Taylor Swift Celebrates a Career High in Disney+’s ‘The End of an Era’ — Review

Taylor Swift has reached many milestones over the course of her career, but The End of an Era on Disney+ feels like something different. This pleasantly sweet docuseries doesn’t just look back on record-breaking achievements—it captures a rare moment of reflection from an artist who has learned how to own her legacy while still moving forward.

A Deep Dive Into the Eras Tour

In The End of an Era, Taylor Swift revisits the chapters that shaped her journey, from early ambition to global superstardom. Rather than leaning heavily on spectacle, the series focuses on growth, resilience, and creative freedom. Longtime fans will recognize familiar themes—reinvention, storytelling, and control over her art—but here they’re framed with a sense of calm confidence that feels well earned. What stands out most is how comfortable Swift appears in her own skin. This isn’t about proving anything. It’s about acknowledging the work, the risks, and the personal cost of staying at the top for nearly two decades.

Disney+’s The End of an Era works because it understands its audience. It doesn’t rush through highlights or overwhelm viewers with nostalgia. Instead, it allows moments to breathe, giving fans insight into how Taylor Swift sees her past—not as something she’s trapped by, but as something she’s grateful for. As someone who has followed her career for years, watching this felt surprisingly intimate. It reminded me why her music resonates with so many people: it grows alongside us. Each era marks a moment in time, both hers and ours.

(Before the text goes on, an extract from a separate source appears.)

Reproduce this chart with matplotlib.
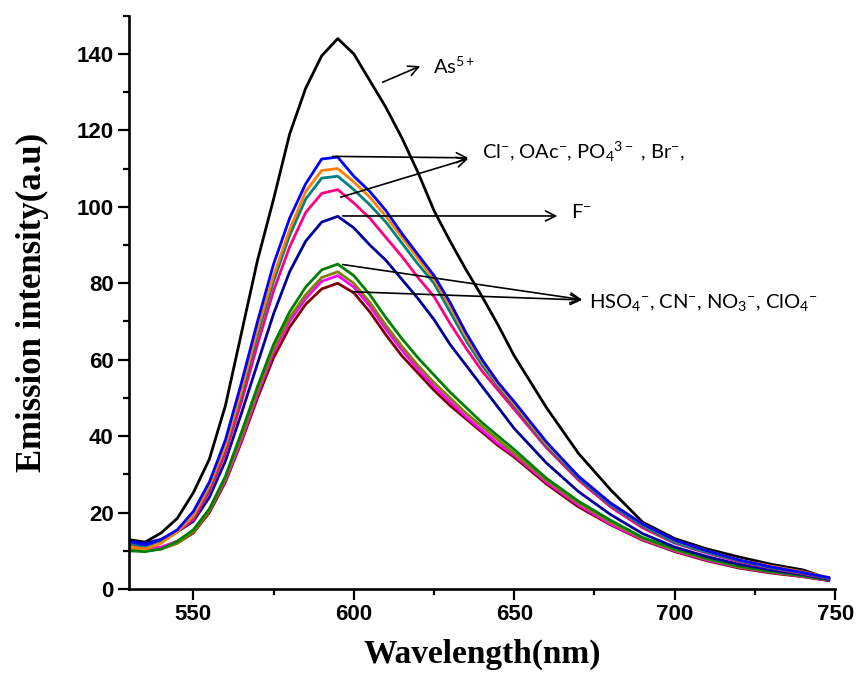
import numpy as np
import matplotlib.pyplot as plt

plt.rcParams['mathtext.fontset'] = 'custom'
plt.rcParams['mathtext.rm'] = 'Lato'
plt.rcParams['mathtext.it'] = 'Lato:italic'

# wavelength grid (nm)
wl = [530, 535, 540, 545, 550, 555, 560, 565, 570, 575, 580, 585, 590, 595,
      600, 605, 610, 615, 620, 625, 630, 635, 640, 645, 650, 660, 670, 680,
      690, 700, 710, 720, 730, 740, 748]

# emission intensities
as5 = [12.9, 12.3, 14.7, 18.5, 25.2, 34, 48, 67, 86, 102, 119, 131, 139.5, 144,
       140, 133, 126, 118, 109, 99, 91, 83.5, 76.5, 69, 61, 47.5, 35.5, 26,
       17.5, 13.2, 10.5, 8.4, 6.5, 5, 2.7]
cl = [12.5, 11.5, 13, 15.5, 20.3, 28, 39, 54, 70, 85, 97, 106, 112.5, 113,
      108, 104, 99, 93, 87.5, 82, 75, 67, 60, 54, 49, 38.5, 29.5, 22.5,
      17, 12.8, 10, 7.6, 5.8, 4.3, 3]
oac = [11, 10.5, 12, 15, 19.2, 27, 37.5, 52, 68, 82, 94, 104, 109.5, 110,
       106.5, 102.5, 97.5, 92, 86.5, 81, 74, 66, 59.5, 53.5, 48.5, 38, 29.5, 22.5,
       17, 12.7, 10, 7.6, 6, 4.5, 3]
po4 = [12, 11, 12.5, 15, 19, 26.5, 37, 51, 66.5, 80.5, 92.5, 102, 107.5, 108,
       104.5, 100.5, 96, 90.5, 85, 80, 72.5, 65, 58.5, 53, 48, 37.5, 29, 22,
       16.5, 12.2, 9.6, 7.4, 5.6, 4.2, 2.8]
br = [11.5, 11, 12.5, 15, 18.2, 25.5, 35.5, 49, 64, 78, 89.5, 98.5, 103.5, 104.5,
      101, 97, 92, 87, 81.5, 76.5, 69.5, 63, 57, 52, 47, 37, 28.5, 21.5,
      16, 12, 9.4, 7.2, 5.5, 4, 2.8]
f = [12.5, 12, 13, 15, 17.7, 24, 33.5, 46, 59, 72, 83, 91, 96, 97.5,
     94.5, 90, 86, 81, 76, 70.5, 64, 58.5, 53, 47.5, 42, 33, 25.5, 19.5,
     14.5, 11, 8.5, 6.5, 5, 3.8, 2.5]
hso4 = [10, 9.8, 10.5, 12.5, 15.5, 21, 29.5, 41, 53, 64, 72.5, 79, 83.5, 85,
        82, 77, 71, 65.5, 60.5, 56, 51.5, 47.5, 43.5, 40, 36.5, 29, 23, 18,
        13.5, 10.5, 8, 6, 4.6, 3.5, 2.4]
cn = [10.5, 10, 10.5, 12, 15, 20.5, 29, 40, 52, 63, 71, 77, 81.5, 83,
      80, 75, 69, 63.5, 58.5, 54, 50, 46, 42.5, 39, 35.5, 28.5, 22.5, 17.5,
      13.2, 10.2, 7.8, 5.8, 4.5, 3.4, 2.4]
no3 = [11, 10.5, 11, 12.5, 15, 20.5, 28.5, 39, 51, 62, 70, 76, 80.5, 82,
       79, 74, 68, 62.5, 57.5, 53, 49, 45, 41.5, 38, 35, 28, 22, 17,
       13, 10, 7.6, 5.7, 4.4, 3.3, 2.3]
clo4 = [10.3, 10, 10.5, 12, 14.7, 20, 28, 38.5, 50, 60.5, 68.5, 74.5, 78.5, 80,
        77.5, 72.5, 66.5, 61, 56.5, 52, 48, 44.5, 41, 37.5, 34.5, 27.5, 21.5, 16.8,
        12.8, 9.8, 7.4, 5.5, 4.2, 3.2, 2.2]

fig = plt.figure(figsize=(8.61, 6.81), dpi=100)
ax = fig.add_axes([0.150, 0.135, 0.820, 0.842])

lw = 2.0
ax.plot(wl, as5, color="black", lw=lw)
ax.plot(wl, clo4, color="#800000", lw=lw)
ax.plot(wl, no3, color="#ff00ff", lw=lw)
ax.plot(wl, cn, color="#808000", lw=lw)
ax.plot(wl, hso4, color="#008000", lw=lw)
ax.plot(wl, f, color="#000099", lw=lw)
ax.plot(wl, br, color="#ff0080", lw=lw)
ax.plot(wl, po4, color="#008080", lw=lw)
ax.plot(wl, oac, color="#ff8000", lw=lw)
ax.plot(wl, cl, color="#0000ff", lw=lw)

ax.set_xlim(530, 750)
ax.set_ylim(0, 150)
ax.set_xticks([550, 600, 650, 700, 750])
ax.set_xticks([575, 625, 675, 725], minor=True)
ax.set_yticks(np.arange(0, 141, 20))
ax.set_yticks(np.arange(10, 151, 20), minor=True)

for s in ["top", "right"]:
    ax.spines[s].set_visible(False)
for s in ["left", "bottom"]:
    ax.spines[s].set_linewidth(1.9)
ax.tick_params(which="major", direction="out", length=8, width=1.6, pad=3)
ax.tick_params(which="minor", direction="out", length=4.5, width=1.6)
for lab in ax.get_xticklabels() + ax.get_yticklabels():
    lab.set_fontfamily("Liberation Sans")
    lab.set_fontweight("bold")
    lab.set_fontsize(16)

ax.set_xlabel("Wavelength(nm)", family="Liberation Serif", weight="bold",
              fontsize=24, labelpad=10)
ax.set_ylabel("Emission intensity(a.u)", family="Liberation Serif", weight="bold",
              fontsize=25, labelpad=20)

arr = dict(arrowstyle="->", color="black", lw=1.2, mutation_scale=18)
tfs = 14.5
ax.annotate("", xy=(621.5, 137.1), xytext=(608.2, 132.3), arrowprops=arr)
ax.text(624.7, 136.8, "As$^{5+}$", fontsize=tfs, family="Lato", va="center")

ax.annotate("", xy=(636.5, 112.8), xytext=(592.6, 113.2), arrowprops=arr)
ax.annotate("", xy=(636.5, 112.8), xytext=(595.1, 102.3), arrowprops=arr)
ax.text(640, 114.4, "Cl$^{-}$, OAc$^{-}$, PO$_{4}$$^{3-}$ , Br$^{-}$,",
        fontsize=tfs, family="Lato", va="center")

ax.annotate("", xy=(664.3, 97.6), xytext=(595.7, 97.6), arrowprops=arr)
ax.text(667.6, 98.6, "F$^{-}$", fontsize=tfs, family="Lato", va="center")

ax.annotate("", xy=(672, 75.6), xytext=(595.7, 85), arrowprops=arr)
ax.annotate("", xy=(672, 75.6), xytext=(598.8, 77.8), arrowprops=arr)
ax.text(673.4, 75, "HSO$_{4}$$^{-}$, CN$^{-}$, NO$_{3}$$^{-}$, ClO$_{4}$$^{-}$",
        fontsize=tfs, family="Lato", va="center")

fig.savefig("out.png", dpi=100)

Vulnerability, Trauma, and Quiet Strength

What makes “The End of an Era” stand out is how frankly it addresses some of the tour’s darkest chapters. Early episodes confront the cancellation of the Vienna shows after an Islamic State–inspired terror threat, as well as the tragic attack on a Taylor-themed children’s dance class in Southport, where three young girls were killed. The cameras don’t intrude on private meetings with victims’ families, but we do see Taylor processing that grief with her mom, Andrea, and grappling with the responsibility she feels toward fans who see her shows as safe spaces.

Critics note that watching her break down over these events is genuinely difficult, yet it’s also where the docuseries becomes most powerful. By letting us see the emotional toll behind the polished performances—the anxiety, the guilt, the pressure to “be okay” so that others can escape for a night—the series turns a global superstar into a very human figure doing her best to steer a massive ship through choppy waters.

An Artist at Work with a Team at Her Back

Beyond the emotion, “The End of an Era” is a fascinating portrait of Taylor as a meticulous creative director. We see her agonizing over transitions, lighting cues, new “Tortured Poets Department” sections, and whether fans will embrace every change, all while constantly checking in with dancers, bandmates, and crew. She comes across as detail-obsessed but also collaborative—someone who pushes hard without losing sight of the people around her.

Several reviews highlight how the docuseries shifts from the “captain carrying everything alone” energy of the early tour to a later sense that there’s real strength in team effort. Moments like Florence Welch nervously preparing to perform “Florida!!!” or dancer Kameron Saunders sharing his journey with his mom in the audience underline that this is as much about community as it is about one star at center stage.

Review Verdict: A Love Letter for Swifties, A Human Story for Everyone

On Rotten Tomatoes, “The End of an Era” launched with an approval rating in the mid‑80s from critics, who generally agree that it’s polished, tightly controlled, and clearly shaped by Taylor’s team—but also unexpectedly moving and insightful. Some reviewers wish it revealed more messy personal drama, yet most conclude that as a keepsake of a once‑in‑a‑generation tour, it delivers exactly what it promises: access, emotion, and context.

For devoted Swifties, this docuseries feels like an extended encore—one last chance to live inside the Eras universe, now from the wings instead of the nosebleeds. For casual viewers, it works as a surprisingly affecting story about ambition, burnout, creativity, and the cost of being everything to millions of people at once. If the Eras Tour was the spectacle, “The End of an Era” is the quiet, thoughtful coda that helps you process why it mattered so much.